+++ DATA SECTION
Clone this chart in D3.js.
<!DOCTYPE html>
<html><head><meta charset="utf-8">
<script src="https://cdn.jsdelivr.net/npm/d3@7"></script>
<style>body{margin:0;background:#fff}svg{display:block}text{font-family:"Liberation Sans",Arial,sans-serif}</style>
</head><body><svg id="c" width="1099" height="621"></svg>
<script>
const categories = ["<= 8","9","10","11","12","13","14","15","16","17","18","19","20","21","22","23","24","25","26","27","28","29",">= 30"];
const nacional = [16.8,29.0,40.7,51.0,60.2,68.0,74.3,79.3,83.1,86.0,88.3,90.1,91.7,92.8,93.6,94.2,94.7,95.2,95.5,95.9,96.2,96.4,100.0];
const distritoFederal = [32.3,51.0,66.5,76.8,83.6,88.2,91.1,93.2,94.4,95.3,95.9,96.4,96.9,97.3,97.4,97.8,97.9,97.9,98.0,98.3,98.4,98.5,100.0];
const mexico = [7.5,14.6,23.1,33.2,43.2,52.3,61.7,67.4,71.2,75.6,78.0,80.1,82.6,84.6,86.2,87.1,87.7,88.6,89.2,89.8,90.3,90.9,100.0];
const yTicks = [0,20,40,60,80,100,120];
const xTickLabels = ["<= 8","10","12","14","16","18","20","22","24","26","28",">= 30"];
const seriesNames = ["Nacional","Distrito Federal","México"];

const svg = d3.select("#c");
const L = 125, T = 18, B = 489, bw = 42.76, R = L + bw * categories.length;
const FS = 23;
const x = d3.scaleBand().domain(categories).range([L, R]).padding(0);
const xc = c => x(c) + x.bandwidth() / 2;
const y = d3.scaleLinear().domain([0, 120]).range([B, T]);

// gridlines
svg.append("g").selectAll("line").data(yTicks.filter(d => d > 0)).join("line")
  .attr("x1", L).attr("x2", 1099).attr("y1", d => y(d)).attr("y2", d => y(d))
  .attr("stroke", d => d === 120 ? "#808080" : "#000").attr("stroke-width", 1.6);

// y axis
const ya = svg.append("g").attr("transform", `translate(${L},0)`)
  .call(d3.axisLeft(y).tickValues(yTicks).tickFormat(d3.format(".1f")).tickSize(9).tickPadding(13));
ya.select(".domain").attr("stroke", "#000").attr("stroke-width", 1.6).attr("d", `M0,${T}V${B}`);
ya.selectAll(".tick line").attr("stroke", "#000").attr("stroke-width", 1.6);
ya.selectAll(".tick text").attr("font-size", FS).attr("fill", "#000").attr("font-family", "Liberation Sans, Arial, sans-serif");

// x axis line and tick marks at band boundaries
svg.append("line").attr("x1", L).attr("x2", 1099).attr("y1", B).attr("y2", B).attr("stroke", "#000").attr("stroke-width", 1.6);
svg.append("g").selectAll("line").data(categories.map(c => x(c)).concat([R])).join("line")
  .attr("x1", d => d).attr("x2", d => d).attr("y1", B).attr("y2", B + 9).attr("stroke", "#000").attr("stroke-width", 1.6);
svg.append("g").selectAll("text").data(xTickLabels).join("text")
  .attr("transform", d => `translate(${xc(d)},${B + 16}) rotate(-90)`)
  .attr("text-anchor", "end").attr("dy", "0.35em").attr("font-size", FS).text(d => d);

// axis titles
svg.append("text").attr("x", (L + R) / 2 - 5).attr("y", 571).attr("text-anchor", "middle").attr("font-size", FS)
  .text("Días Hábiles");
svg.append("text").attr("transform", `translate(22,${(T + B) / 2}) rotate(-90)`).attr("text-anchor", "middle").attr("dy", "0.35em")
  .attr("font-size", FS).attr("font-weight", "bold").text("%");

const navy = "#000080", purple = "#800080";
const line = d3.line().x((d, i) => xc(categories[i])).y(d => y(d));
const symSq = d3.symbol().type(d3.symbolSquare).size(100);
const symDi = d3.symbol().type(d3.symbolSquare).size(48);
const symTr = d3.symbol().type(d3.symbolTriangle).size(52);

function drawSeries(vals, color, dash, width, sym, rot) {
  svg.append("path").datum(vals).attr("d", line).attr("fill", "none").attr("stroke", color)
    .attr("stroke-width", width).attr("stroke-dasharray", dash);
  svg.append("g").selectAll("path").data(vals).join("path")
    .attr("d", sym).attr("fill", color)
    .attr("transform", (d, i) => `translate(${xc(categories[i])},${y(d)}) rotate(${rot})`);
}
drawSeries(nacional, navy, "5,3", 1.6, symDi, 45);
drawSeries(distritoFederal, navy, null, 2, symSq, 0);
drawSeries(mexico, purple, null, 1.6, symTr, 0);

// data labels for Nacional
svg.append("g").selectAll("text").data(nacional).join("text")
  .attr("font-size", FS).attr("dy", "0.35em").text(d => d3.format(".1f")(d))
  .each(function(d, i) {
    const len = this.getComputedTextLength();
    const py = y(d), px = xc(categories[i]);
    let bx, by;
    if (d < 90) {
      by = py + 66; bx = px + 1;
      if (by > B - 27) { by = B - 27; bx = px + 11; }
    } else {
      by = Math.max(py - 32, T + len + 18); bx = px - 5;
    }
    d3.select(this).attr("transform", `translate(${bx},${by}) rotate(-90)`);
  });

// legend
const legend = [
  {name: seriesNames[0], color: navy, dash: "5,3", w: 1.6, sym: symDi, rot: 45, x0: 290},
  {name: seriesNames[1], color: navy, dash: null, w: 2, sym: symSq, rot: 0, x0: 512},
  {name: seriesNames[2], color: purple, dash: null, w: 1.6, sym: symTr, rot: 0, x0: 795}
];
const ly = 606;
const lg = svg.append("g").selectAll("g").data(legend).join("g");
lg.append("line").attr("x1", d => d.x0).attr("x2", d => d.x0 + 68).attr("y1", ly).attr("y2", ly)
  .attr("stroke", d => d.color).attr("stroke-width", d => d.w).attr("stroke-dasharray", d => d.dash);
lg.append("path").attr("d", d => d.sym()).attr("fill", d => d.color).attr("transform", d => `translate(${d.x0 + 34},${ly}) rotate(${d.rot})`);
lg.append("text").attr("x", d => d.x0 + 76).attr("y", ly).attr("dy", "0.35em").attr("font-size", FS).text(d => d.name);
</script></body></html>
++++++
▸ **SET EXERCISE**
Determine how many lines contain the word "this" and reply with that number alone.

▸ **THE OUTPUT**
3